Linear PPS nonwovens can be made by various extrusion methods. For instance, meltblown PPS fabrics are excellent filter media, while spunbond PPS provides strong backing for filter media. Also, netting made with PPS can replace stainless steel mesh in filter supports. PPS staple fibers in various deniers and cross sections have been used as felt substrates needlepunched composites.

 

INSPEC PRODUCTS

 

Inspec is supplying fibers to meet the range of power plant needs. The biggest  recent development  is the success of blends. The higher price P84 fiber can be added to PPS to provide greater filtration efficiency and lower pressure drop.

 

Having three fibers available in the portfolio Inspec Fibres offers a complete range of high tech fibers to be used as filter media in industrial coal-fired boilers, minerals processing, asphalt plants, cement production, soil remediation, waste incineration, power co-generation and other high temperature baghouse applications.

 

PAN Dolanit, PPS Procon and P84 polyimide fibers are especially applicable for high temperature filtration.

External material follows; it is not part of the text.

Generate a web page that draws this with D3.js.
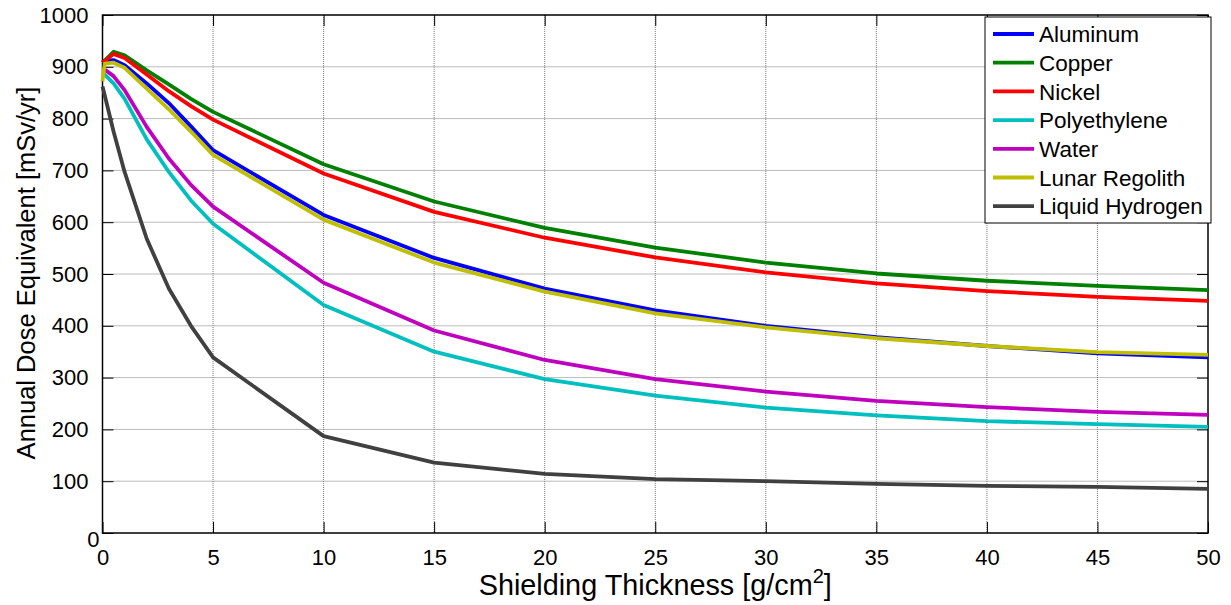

The filtration efficiency and combined differential pressure development of filter media made out of these fibers is demonstrated by the test results obtained with VDI 3926 measurements.

 

With Dolanit, Procon and P84 Inspec Fibres meets most of the requirements of gas filtration with regard to temperature, chemical resistance and filtration performance.

 

VDI 3926 tests confirm the improvement of filtration efficiency and reduction of differential pressure when P84 fibers are blended into the surface of PAN, PPS or PTFE needle felts.

 

Several installations in the field confirm these findings.